Rabu, 15 Januari 2025 | 06:34
OPINI

Program Makan Bergizi Gratis dan Impor Susu Kena Pajak 0 Persen dari Australia dan Selandia Baru

Program Makan Bergizi Gratis dan Impor Susu Kena Pajak 0 Persen dari Australia dan Selandia Baru
Ilustrasi makan siang gratis (Dok Suara Surabaya)
Oleh: Nugraha Wira
 
ASKARA - Program makan bergizi gratis merupakan salah satu program unggulan yang dijanjikan oleh presiden Prabowo Subianto. Program ini akan mulai diselenggarakan pada Januari 2025. Pemerintah menargetkan 3 Juta anak di seluruh Indonesia dalam implementasinya di tahun 2025. Antara lain menu makan siang bergizi adalah lauk, sayur, nasi, dan susu.
 
Kebijakan makan bergizi gratis berpotensi membuka keran impor susu dari Australia dan Selandia Baru. Pasalnya, Australia dan Selandia Baru merupakan salah dua negara produsen susu dengan kualitas terbaik bersamaan dengan kuantitas produksi yang tinggi. Disinyalir harga pasaran impor susu dari Australia dan Selandia Baru lebih murah 5% dari harga impor susu dari negara lain, ditambah dengan kebijakan AANZFTA (Asean Australia new Zealand Free Trade Area) yaitu bea masuk 0% untuk komoditas susu, menyebabkan persaingan komoditas susu dalam negeri semakin berat sebelah.
 
Daftar Tarif Bea Masuk AANZFTA
 
Kebijakan AANZFTA ditandatangani oleh Pemerintah Indonesia di tahun 2009 dan berlaku hingga sekarang.
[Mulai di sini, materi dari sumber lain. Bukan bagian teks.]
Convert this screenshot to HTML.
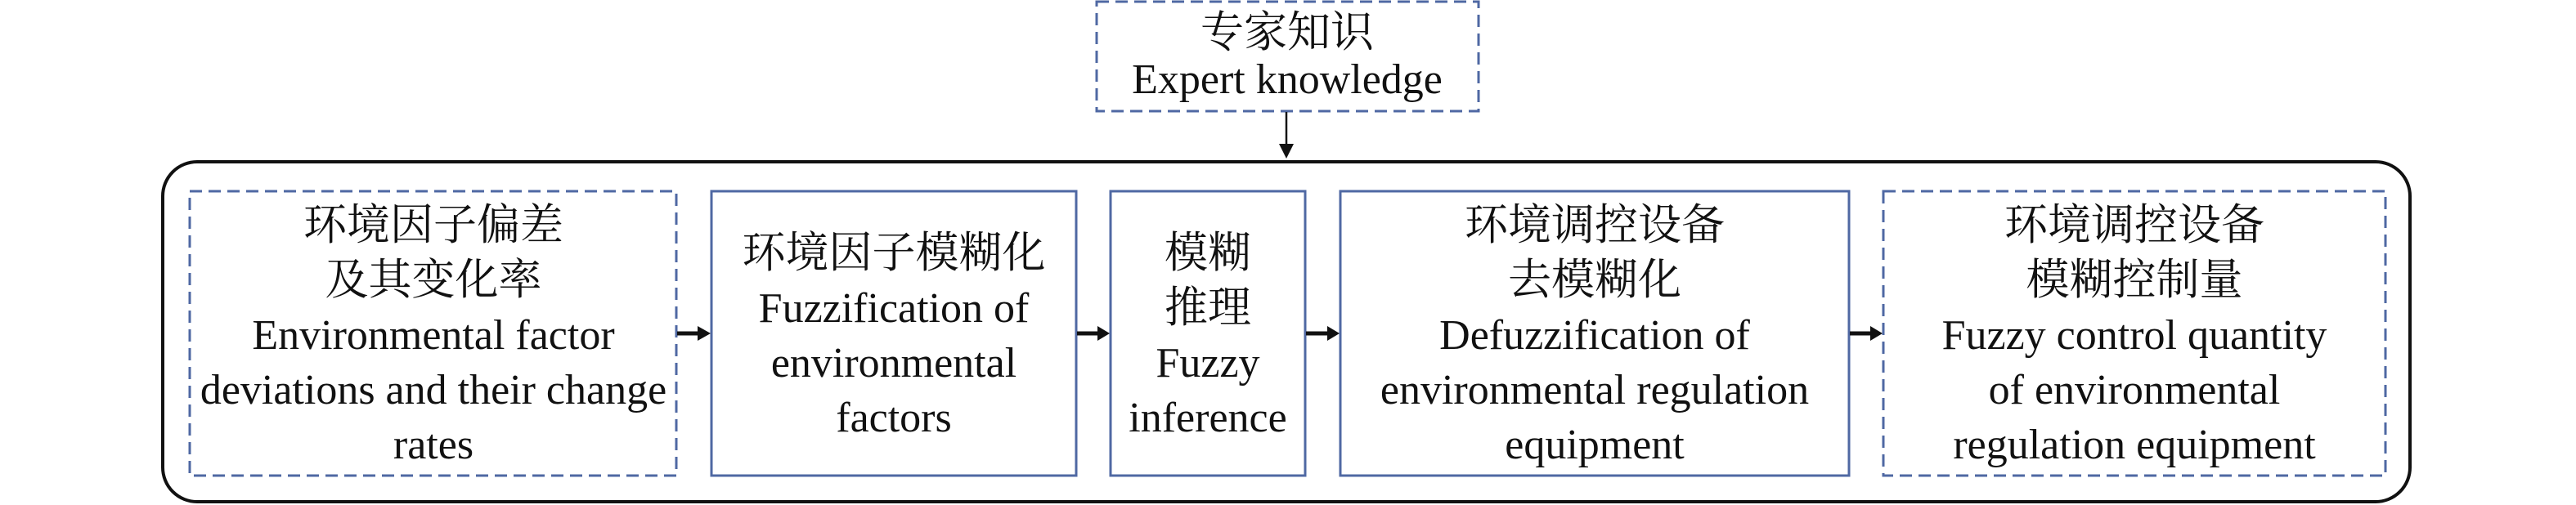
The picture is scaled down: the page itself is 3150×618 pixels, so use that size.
<!DOCTYPE html>
<html><head><meta charset="utf-8"><style>
html,body{margin:0;padding:0;background:#fff;width:3150px;height:618px;overflow:hidden}
text{font-family:"Liberation Serif","Noto Serif CJK SC",serif;fill:#111}
.c{font-size:53px}
.e{font-size:52px}
</style></head><body>
<svg width="3150" height="618" xmlns="http://www.w3.org/2000/svg">
<g fill="none" stroke="#4f68a3" stroke-width="3">
<rect x="1341" y="2" width="467" height="134" stroke-dasharray="15 8"/>
<rect x="232" y="234" width="595" height="348" stroke-dasharray="15 8"/>
<rect x="870" y="234" width="446" height="348"/>
<rect x="1358" y="234" width="238" height="348"/>
<rect x="1639" y="234" width="622" height="348"/>
<rect x="2303" y="234" width="614" height="348" stroke-dasharray="15 8"/>
</g>
<rect x="199" y="198" width="2748" height="416" rx="42" ry="42" fill="none" stroke="#111" stroke-width="4"/>
<g stroke="#111" stroke-width="2.5"><line x1="1573" y1="137" x2="1573" y2="180"/></g>
<polygon points="1564,176 1582,176 1573,194" fill="#111"/>
<g stroke="#111" stroke-width="5">
<line x1="828" y1="408" x2="855" y2="408"/>
<line x1="1317" y1="408" x2="1344" y2="408"/>
<line x1="1597" y1="408" x2="1625" y2="408"/>
<line x1="2262" y1="408" x2="2289" y2="408"/>
</g>
<g fill="#111">
<polygon points="853,399 869,408 853,417"/>
<polygon points="1342,399 1357,408 1342,417"/>
<polygon points="1623,399 1638,408 1623,417"/>
<polygon points="2287,399 2302,408 2287,417"/>
</g>
<g text-anchor="middle">
<text class="c" x="1574" y="57">专家知识</text>
<text class="e" x="1574" y="114">Expert knowledge</text>

<text class="c" x="530" y="293">环境因子偏差</text>
<text class="c" x="530" y="360">及其变化率</text>
<text class="e" x="530" y="427">Environmental factor</text>
<text class="e" x="530" y="494">deviations and their change</text>
<text class="e" x="530" y="561">rates</text>

<text class="c" x="1093" y="327">环境因子模糊化</text>
<text class="e" x="1093" y="394">Fuzzification of</text>
<text class="e" x="1093" y="461">environmental</text>
<text class="e" x="1093" y="528">factors</text>

<text class="c" x="1477" y="327">模糊</text>
<text class="c" x="1477" y="394">推理</text>
<text class="e" x="1477" y="461">Fuzzy</text>
<text class="e" x="1477" y="528">inference</text>

<text class="c" x="1950" y="293">环境调控设备</text>
<text class="c" x="1950" y="360">去模糊化</text>
<text class="e" x="1950" y="427">Defuzzification of</text>
<text class="e" x="1950" y="494">environmental regulation</text>
<text class="e" x="1950" y="561">equipment</text>

<text class="c" x="2610" y="293">环境调控设备</text>
<text class="c" x="2610" y="360">模糊控制量</text>
<text class="e" x="2610" y="427">Fuzzy control quantity</text>
<text class="e" x="2610" y="494">of environmental</text>
<text class="e" x="2610" y="561">regulation equipment</text>
</g>
</svg>
</body></html>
Siapa sangka kebijakan ini baru dapat dirasakan dampak signifikannya belakangan ini dengan melihat fenomena banyaknya aksi protes petani susu yang membuang ribuan liter susu dikarenakan tidak terserapnya produksi susu mentah lokal oleh industri dalam negeri.
 
Data BPS mengenai Impor susu Januari-Oktober 2024 menunjukkan terjadi lonjakan impor susu sebesar 7,07% dengan jumlah impor total sebesar 257,3 Ribu Ton Susu. Dari jumlah 257,3 ribu ton tersebut, 49,3% berasal dari selandia baru dan 14,84% berasal dari Australia. Tidak heran hal ini menuai banyak protes dari petani susu.
 
Pemerintah harus segera turun tangan, jika tidak, pasar susu segar di Indonesia pelan-pelan dapat dikuasai oleh produk impor. Bahkan menurut pernyataan Menteri Koperasi Budi Arie Setiadi, impor susu kita berada di angka 80% dari konsumsi masyarakat. Angka ini merupakan angka yang sangat besar, mengingat produksi lokal hanya berada di kisaran 20% dari konsumsi masyarakat Indonesia.
 
Pemerintah harus memanfaatkan momentum program Makan Bergizi Gratis ini untuk membantu usaha lokal dan UMKM. Kebijakan ini direncanakan akan dilakukan di tahun 2025, masih ada waktu yang cukup untuk pemerintah mengkaji ulang program ini. Seperti makanan dan minuman yang harus terstandar secara gizi, kualitas, dan sumber produksinya apakah produk Indonesia atau produk ekspor. Dengan begitu, tidak hanya program ini dapat memperbaiki gizi anak sekolah, namun juga dapat meningkatkan perekonomian dan daya saing produsen lokal.
 
Lantas, bagaimana nantinya implementasi kebijakan Makan Bergizi gratis? Kita sebagai masyarakat perlu mengawasi kebijakan ini dengan seksama, sebab anggaran yang dikeluarkan untuk pemerintah dalam program ini direncanakan hingga ratusan triliun. Jangan sampai angka ratusan triliun tersebut lari ke luar negeri dalam bentuk impor bahan makanan, hanya karena bahan makanan tersebut murah dan mendapatkan fasilitas 0% dari pemerintah. Membeli produk-produk impor hanya akan mendatangkan manfaat jangka pendek jika konteksnya produk tersebut adalah ditujukan untuk konsumsi. Pada akhirnya, produk impor konsumsi akan bersaing dengan produk konsumsi dalam negeri, ditambah dengan pajak 0%, produk impor akan jauh menggiurkan dan memperkecil ruang gerak produk dalam negeri.
 
Jika perlu, pemerintah dapat meninjau kebijakan AANZFTA yang ditandatangani lebih dari satu dekade lalu, jika memang terbukti memberikan dampak yang buruk bagi masyarakat. Maka kebijakan ini perlu diubah atau bahkan dihapuskan.